I think I can help in a general way, though I can’t determine whether the amount of risk reduction is worth the exercise, nor whether it is offset by other types of risk (maybe I’ll follow up on this part in another post).
Anyway, here is my first take:
As a credential providing access to a system, the password (and its corresponding ID) represents a vulnerability in the sense that an inappropriately used password (e.g. successful login by an intruder) results in the compromise of the system. Therefore, there is a positive relationship between the vulnerable state of a system and the number of available credentials (IDs + passwords) on the system.
Every connection attempt to a system – authentication being one mechanism used to connect – has some positive likelihood of being an attack in the sense that it provides an opportunity for the source of the connection to compromise the system. Assuming that connections continue to occur over time, every new connection increases the likelihood of a successful attack.
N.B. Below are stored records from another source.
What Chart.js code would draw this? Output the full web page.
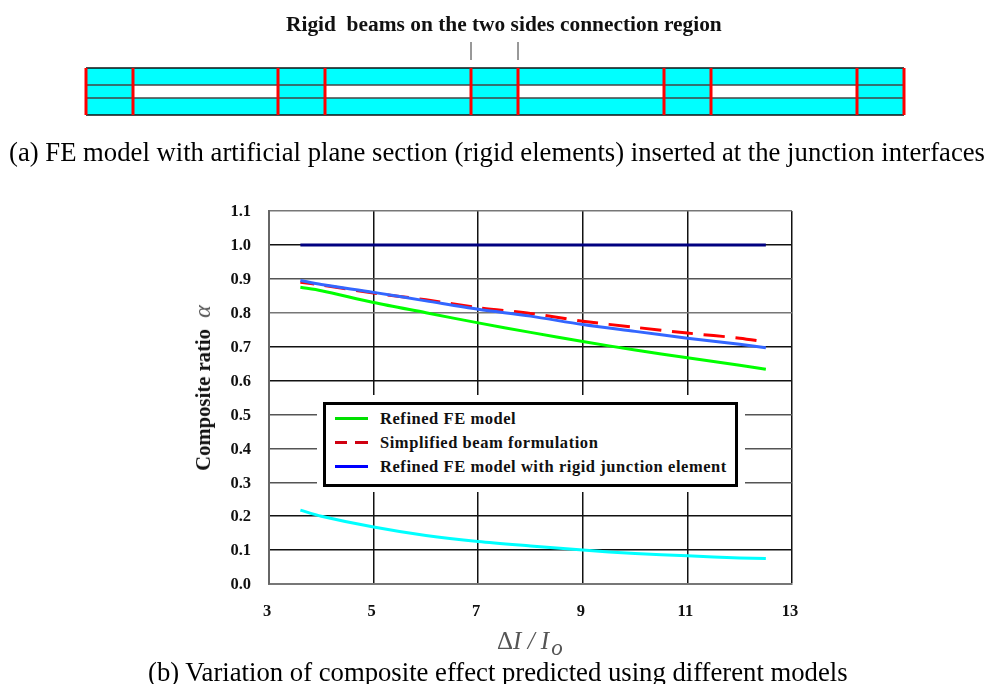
<!DOCTYPE html>
<html>
<head>
<meta charset="utf-8">
<title>Composite ratio</title>
<script src="https://cdn.jsdelivr.net/npm/chart.js@4"></script>
<style>
  html, body { margin: 0; padding: 0; background: #fff; }
  body { width: 988px; height: 684px; position: relative; overflow: hidden; font-family: "Liberation Serif", serif; color: #000; }
  canvas { position: absolute; left: 0; top: 0; }
  .txt { position: absolute; white-space: nowrap; line-height: 1; }
  #stripTitle { left: 286px; top: 14px; font-size: 21.4px; font-weight: bold; color: #111; }
  #captionA { left: 9px; top: 139px; font-size: 26.7px; }
  #captionB { left: 148px; top: 659px; font-size: 26.7px; }
  #yTitle { left: 202px; top: 388px; transform: translate(-50%, -50%) rotate(-90deg); font-size: 20.7px; font-weight: bold; color: #111; }
  #yTitle i { font-weight: normal; font-size: 24px; color: #555; margin-left: 6px; }
  #xTitle { left: 497px; top: 628px; font-size: 25px; font-style: italic; color: #555; }
  #xTitle b { font-weight: normal; font-style: normal; }
  #xTitle sub { font-size: 23px; line-height: 0; margin-left: 2px; }
  #legendGap { position: absolute; left: 317px; top: 395px; width: 428px; height: 97px; background: #fff; }
  #legend { position: absolute; left: 323px; top: 402px; width: 409px; height: 79px; border: 3px solid #000; background: #fff; }
  .legendRow { position: absolute; left: 9px; height: 24px; display: flex; align-items: center; }
  .legendLine { width: 33px; height: 3px; margin-right: 12px; }
  .legendText { font-size: 16.5px; font-weight: bold; color: #111; white-space: nowrap; letter-spacing: 0.55px; position: relative; top: 1px; }
</style>
</head>
<body>
<canvas id="mainChart" width="988" height="684"></canvas>
<div id="legendGap"></div>
<div id="legend"></div>
<canvas id="stripChart" width="840" height="80" style="left:76px;top:40px"></canvas>
<div class="txt" id="stripTitle">Rigid&nbsp; beams on the two sides connection region</div>
<div class="txt" id="captionA">(a) FE model with artificial plane section (rigid elements) inserted at the junction interfaces</div>
<div class="txt" id="yTitle">Composite ratio <i>&alpha;</i></div>
<div class="txt" id="xTitle"><b>&Delta;</b>I / I<sub>o</sub></div>
<div class="txt" id="captionB">(b) Variation of composite effect predicted using different models</div>
<script>
// curve data
const xValues = [3.6, 4, 5, 6, 7, 8, 9, 10, 11, 12, 12.5];
const fullComposite = [1, 1, 1, 1, 1, 1, 1, 1, 1, 1, 1];
const refinedFE = [0.875, 0.865, 0.83, 0.8, 0.77, 0.742, 0.715, 0.69, 0.667, 0.645, 0.633];
const simplifiedBeam = [0.89, 0.882, 0.858, 0.838, 0.815, 0.798, 0.775, 0.757, 0.74, 0.725, 0.714];
const refinedRigid = [0.895, 0.883, 0.86, 0.835, 0.81, 0.79, 0.765, 0.745, 0.725, 0.707, 0.697];
const noComposite = [0.218, 0.2, 0.168, 0.143, 0.125, 0.112, 0.1, 0.09, 0.083, 0.077, 0.075];
const legendNames = ['Refined FE model', 'Simplified beam formulation', 'Refined FE model with rigid junction element'];

// FE strip: stations along the beam and layer levels
const redStations = [0, 47, 192, 239, 385, 432, 578, 625, 771, 818];
const layerLevels = [0, 17, 30, 47];
const pointerStations = [385, 432];
const pointerRange = [55, 73];

const toPoints = (ys) => xValues.map((x, i) => ({ x, y: ys[i] }));

const curve = (label, ys, color, extra) => Object.assign({
    label,
    data: toPoints(ys),
    borderColor: color,
    backgroundColor: color,
    borderWidth: 3,
    pointRadius: 0,
    showLine: true,
    tension: 0.3
}, extra);

const gridColor = (ctx) => {
    const v = ctx.tick ? ctx.tick.value : 0;
    if (Math.abs(v - 0.8) < 0.01 || Math.abs(v - 1.1) < 0.01) return '#777';
    if (Math.abs(v - 0.9) < 0.01 || Math.abs(v - 0.5) < 0.01 || Math.abs(v - 0.4) < 0.01 || Math.abs(v - 0.3) < 0.01) return '#555';
    return '#111';
};

const tickFont = { family: 'Liberation Serif', size: 16.5, weight: 'bold' };

// chart.js paints the first dataset last, so the blue curve goes first to stay on top of the red one
const mainChart = new Chart(document.getElementById('mainChart').getContext('2d'), {
    type: 'scatter',
    data: {
        datasets: [
            curve(legendNames[2], refinedRigid, '#3366ff'),
            curve(legendNames[1], simplifiedBeam, '#ff0000', { borderDash: [21.2, 10.65], borderDashOffset: 7.35 }),
            curve(legendNames[0], refinedFE, '#00ff00'),
            curve('No composite', noComposite, '#00ffff'),
            curve('Full composite', fullComposite, '#000080', { tension: 0 })
        ]
    },
    options: {
        responsive: false,
        animation: false,
        layout: { padding: { left: 0, right: 196, top: 211, bottom: 0 } },
        plugins: { legend: { display: false }, tooltip: { enabled: false } },
        scales: {
            x: {
                type: 'linear',
                min: 3,
                max: 13,
                afterFit: (scale) => { scale.height = 100; },
                border: { color: '#777', width: 2 },
                grid: { color: '#111', lineWidth: 1.5, drawTicks: false },
                ticks: { stepSize: 2, padding: 18, labelOffset: -2, color: '#111', font: tickFont, maxRotation: 0 }
            },
            y: {
                type: 'linear',
                min: 0,
                max: 1.1,
                afterFit: (scale) => { scale.width = 269; },
                border: { color: '#666', width: 2 },
                grid: { color: gridColor, lineWidth: 1.5, drawTicks: false },
                ticks: { stepSize: 0.1, padding: 18, labelOffset: 1, color: '#111', font: tickFont, callback: (v) => v.toFixed(1) }
            }
        }
    }
});

// legend is html because it sits in a white box inside the plot
const legendBox = document.getElementById('legend');
const legendColors = ['#00e000', '#d00010', '#0000ff'];
legendNames.forEach((name, i) => {
    const d = mainChart.data.datasets.find(s => s.label === name);
    const row = document.createElement('div');
    row.className = 'legendRow';
    row.style.top = (1 + i * 24) + 'px';
    const line = document.createElement('div');
    line.className = 'legendLine';
    const c = legendColors[i];
    line.style.background = d.borderDash
        ? `linear-gradient(to right, ${c} 0 12px, transparent 12px 20px, ${c} 20px)`
        : c;
    const text = document.createElement('div');
    text.className = 'legendText';
    text.textContent = name;
    row.appendChild(line);
    row.appendChild(text);
    legendBox.appendChild(row);
});

// FE model strip, lines come first so they paint over the fills
const stripTop = layerLevels[3];
const last = redStations[redStations.length - 1];
const band = (x0, x1, y0, y1) => ({
    data: [{ x: x0, y: y1 }, { x: x1, y: y1 }],
    showLine: true,
    borderWidth: 0,
    pointRadius: 0,
    backgroundColor: '#00ffff',
    fill: { target: { value: y0 } }
});
const stripLine = (pts, color, width) => ({
    data: pts,
    showLine: true,
    borderColor: color,
    borderWidth: width,
    pointRadius: 0,
    fill: false
});
const stripSets = [];
pointerStations.forEach(x => {
    stripSets.push(stripLine([{ x, y: pointerRange[0] }, { x, y: pointerRange[1] }], '#333', 1));
});
redStations.forEach(x => {
    stripSets.push(stripLine([{ x, y: 0 }, { x, y: stripTop }], '#ff0000', 3));
});
layerLevels.forEach((y, i) => {
    stripSets.push(stripLine([{ x: 0, y }, { x: last, y }], i === 1 || i === 2 ? '#444' : '#111', 1.5));
});
stripSets.push(band(0, last, layerLevels[2], layerLevels[3]));
stripSets.push(band(0, last, layerLevels[0], layerLevels[1]));
for (let i = 0; i < redStations.length; i += 2) {
    stripSets.push(band(redStations[i], redStations[i + 1], layerLevels[1], layerLevels[2]));
}

new Chart(document.getElementById('stripChart').getContext('2d'), {
    type: 'scatter',
    data: { datasets: stripSets },
    options: {
        responsive: false,
        animation: false,
        layout: { padding: 0 },
        plugins: { legend: { display: false }, tooltip: { enabled: false } },
        scales: {
            x: { type: 'linear', display: false, min: -10, max: 830 },
            y: { type: 'linear', display: false, min: -5, max: 75 }
        }
    }
});
</script>
</body>
</html>
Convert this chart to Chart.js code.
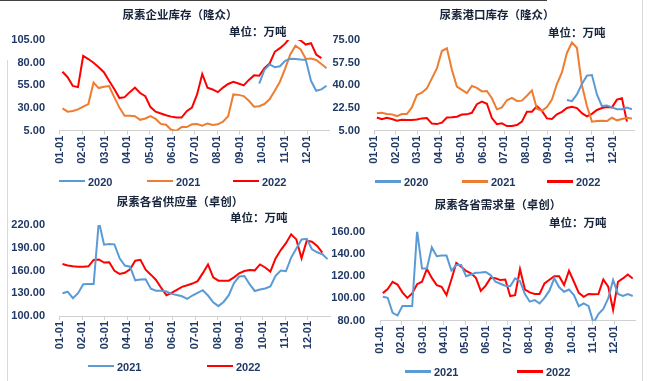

The likelihood of an attack is, in turn, affected by the availability of (and access to) the password in either its stored state (e.g. as a hash in a file on a system) or during its presentment (e.g. on authentication or to a phishing site). Following the same logic as the compromise process above, more access to the password increases the risk that a password is “compromised” itself – i.e. a credential is stolen.
It follows that the likelihood of compromise increases with the availability of the password. Availability increases over time. And so the longer a password remains on a system, the more likely it is to be compromised.
A password reset operates like an elimination of one vulnerability (existing password) and the creation of a new one (new password). This “resets” the availability clock to a lower likelihood and therefore a lower risk (on the threat side of the equation).
The question of whether a 90 day reset makes sense is a function of the amount of risk you are willing to tolerate as the likelihood of compromise increases over time (which is positively correlated with the availability of the password) based on the number of passwords on the system and the volume of authentication-connection activity.
@ds -
You make a good point. See here for a previous take on it: http://spiresecurity.com/?p=355. I would point out, as I tried to in the previous article, that there is more to password compromise than the crack itself. I would assert that the crack is much less common than the phish and that my argument still holds up with phishing. In addition, we shouldn’t forget the time/effort it takes to get the hash prior to the crack.
“Best practice” is a tricky concept but I agree some sort of multifactor auth solution would fit. I just don’t believe the risk is particularly high for many of the things we require passwords for and so “best” is unnecessarily costly and “reasonable” would work fine.